Increasing the phase-transition temperatures in spin-frustrated multiferroic MnWO4 by Mo doping
Résumé
Ceramic samples of MnW1-xMoxO4 (x ≤ 0.3) solid solution were prepared by a solid-state route with the goal of increasing the magnitude of the spin-exchange couplings among the Mn2+ ions in the spin spiral multiferroic MnWO4. Samples were characterized by X-ray diffraction, optical spectroscopy, magnetization, and dielectric permittivity measurements.
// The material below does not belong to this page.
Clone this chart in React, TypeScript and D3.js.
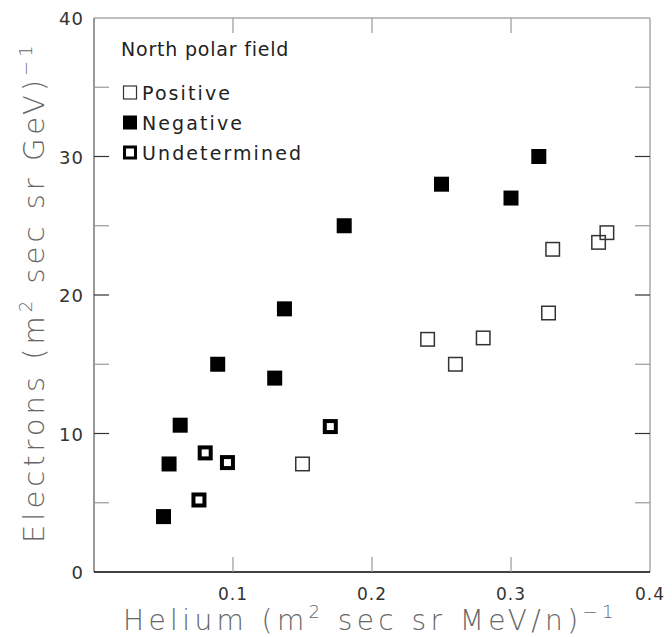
import React from "react";
import * as d3 from "d3";

const positiveX = [0.150, 0.240, 0.260, 0.280, 0.327, 0.330, 0.363, 0.369];
const positiveY = [7.8, 16.8, 15.0, 16.9, 18.7, 23.3, 23.8, 24.5];
const negativeX = [0.050, 0.054, 0.062, 0.089, 0.130, 0.137, 0.180, 0.250, 0.300, 0.320];
const negativeY = [4.0, 7.8, 10.6, 15.0, 14.0, 19.0, 25.0, 28.0, 27.0, 30.0];
const undetX = [0.0755, 0.080, 0.096, 0.170];
const undetY = [5.2, 8.6, 7.9, 10.5];

const xTicks = [0.1, 0.2, 0.3, 0.4];
const yTicks = [0, 10, 20, 30, 40];
const yMinorTicks = [5, 15, 25, 35];
const legendLabels = ["Positive", "Negative", "Undetermined"];

const W = 672, H = 637;
const L = 94, R = 650, T = 18, B = 572;

export default function App() {
  const x = d3.scaleLinear().domain([0, 0.4]).range([L, R]);
  const y = d3.scaleLinear().domain([0, 40]).range([B, T]);
  const S = 15;
  const font = "'DejaVu Sans', sans-serif";
  const tickLen = 15;

  const pts = (xs: number[], ys: number[]) => xs.map((v, i) => [x(v), y(ys[i])]);

  return (
    <svg width={W} height={H} style={{ position: "absolute", left: 0, top: 0, background: "#fff" }}>
      {/* frame */}
      <line x1={L} x2={R} y1={T} y2={T} stroke="#aaa" strokeWidth={1.5} />
      <line x1={R} x2={R} y1={T} y2={B} stroke="#aaa" strokeWidth={1.5} />
      <line x1={L} x2={L} y1={T} y2={B} stroke="#555" strokeWidth={1.2} />
      <line x1={L} x2={R} y1={B} y2={B} stroke="#000" strokeWidth={1.5} />
      {/* y ticks */}
      {yTicks.slice(1, -1).map((t) => (
        <g key={"yt" + t}>
          <line x1={L} x2={L + tickLen} y1={y(t)} y2={y(t)} stroke="#333" strokeWidth={1.2} />
          <line x1={R} x2={R - tickLen} y1={y(t)} y2={y(t)} stroke="#333" strokeWidth={1.2} />
        </g>
      ))}
      {yMinorTicks.map((t) => (
        <g key={"ym" + t}>
          <line x1={L} x2={L + tickLen} y1={y(t)} y2={y(t)} stroke="#999" strokeWidth={1.2} />
          <line x1={R} x2={R - tickLen} y1={y(t)} y2={y(t)} stroke="#999" strokeWidth={1.2} />
        </g>
      ))}
      {xTicks.slice(0, -1).map((t) => (
        <g key={"xt" + t}>
          <line x1={x(t)} x2={x(t)} y1={B} y2={B - tickLen} stroke="#999" strokeWidth={1.2} />
          <line x1={x(t)} x2={x(t)} y1={T} y2={T + tickLen} stroke="#999" strokeWidth={1.2} />
        </g>
      ))}
      {/* tick labels */}
      {yTicks.map((t) => (
        <text key={"yl" + t} x={L - 10} y={y(t) + 7} textAnchor="end" fontFamily={font} fontSize={18} fill="#333" letterSpacing={1}>
          {t}
        </text>
      ))}
      {xTicks.map((t) => (
        <text key={"xl" + t} x={x(t)} y={B + 28} textAnchor="middle" fontFamily={font} fontSize={17} fill="#333" letterSpacing={1}>
          {d3.format(".1f")(t)}
        </text>
      ))}
      {/* axis titles */}
      <text x={123} y={630} fontFamily={font} fontSize={28} fontWeight={200} fill="#666" letterSpacing={4.4}>
        Helium (m<tspan dy={-12} fontSize={18}>2</tspan>
        <tspan dy={12}> sec sr MeV/n)</tspan>
        <tspan dy={-12} fontSize={18}>−1</tspan>
      </text>
      <text transform={`translate(44, 543) rotate(-90)`} fontFamily={font} fontSize={29} fontWeight={200} fill="#666" letterSpacing={4}>
        Electrons (m<tspan dy={-12} fontSize={18}>2</tspan>
        <tspan dy={12}> sec sr GeV)</tspan>
        <tspan dy={-12} fontSize={18}>−1</tspan>
      </text>
      {/* data */}
      {pts(positiveX, positiveY).map(([cx, cy], i) => (
        <rect key={"p" + i} x={cx - S / 2 + 0.75} y={cy - S / 2 + 0.75} width={S - 1.5} height={S - 1.5} fill="none" stroke="#333" strokeWidth={1.5} />
      ))}
      {pts(negativeX, negativeY).map(([cx, cy], i) => (
        <rect key={"n" + i} x={cx - S / 2} y={cy - S / 2} width={S} height={S} fill="#000" />
      ))}
      {pts(undetX, undetY).map(([cx, cy], i) => (
        <rect key={"u" + i} x={cx - S / 2 + 2} y={cy - S / 2 + 2} width={S - 4} height={S - 4} fill="#fff" stroke="#000" strokeWidth={4} />
      ))}
      {/* legend */}
      <text x={121} y={56} fontFamily={font} fontSize={19} fill="#222" letterSpacing={0.8}>
        North polar field
      </text>
      {legendLabels.map((lab, i) => {
        const ly = 93 + i * 30;
        return (
          <g key={lab}>
            {i === 0 && <rect x={123.5} y={ly - 7} width={13} height={13} fill="#fff" stroke="#333" strokeWidth={1.2} />}
            {i === 1 && <rect x={123} y={ly - 7.5} width={14} height={14} fill="#000" />}
            {i === 2 && <rect x={124.5} y={ly - 6} width={11} height={11} fill="#fff" stroke="#000" strokeWidth={3} />}
            <text x={142} y={ly + 7} fontFamily={font} fontSize={19} fill="#222" letterSpacing={2.1}>
              {lab}
            </text>
          </g>
        );
      })}
    </svg>
  );
}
It was observed that the Néel temperature TN, the spin spiral ordering temperature TM2, and the ferroelectric phase-transition temperature TFE2 of MnWO4 increased upon the nonmagnetic substitution of Mo6+ for W6+. Like pure MnWO4, the ferroelectric critical temperature TFE2(x) coincides with the magnetic ordering temperature TM2(x). A density functional analysis of the spin-exchange interactions for a hypothetical MnMoO4 that is isostructural with MnWO4 suggests that Mo substitution increases the strength of the spin-exchange couplings among Mn2+ in the vicinity of a Mo6+ ion. Our study shows that the Mo-doped MnW1-xMoxO4 (x ≤ 0.3) compounds are spin-frustrated materials that have higher magnetic and ferroelectric phase-transition temperatures than does pure MnWO4.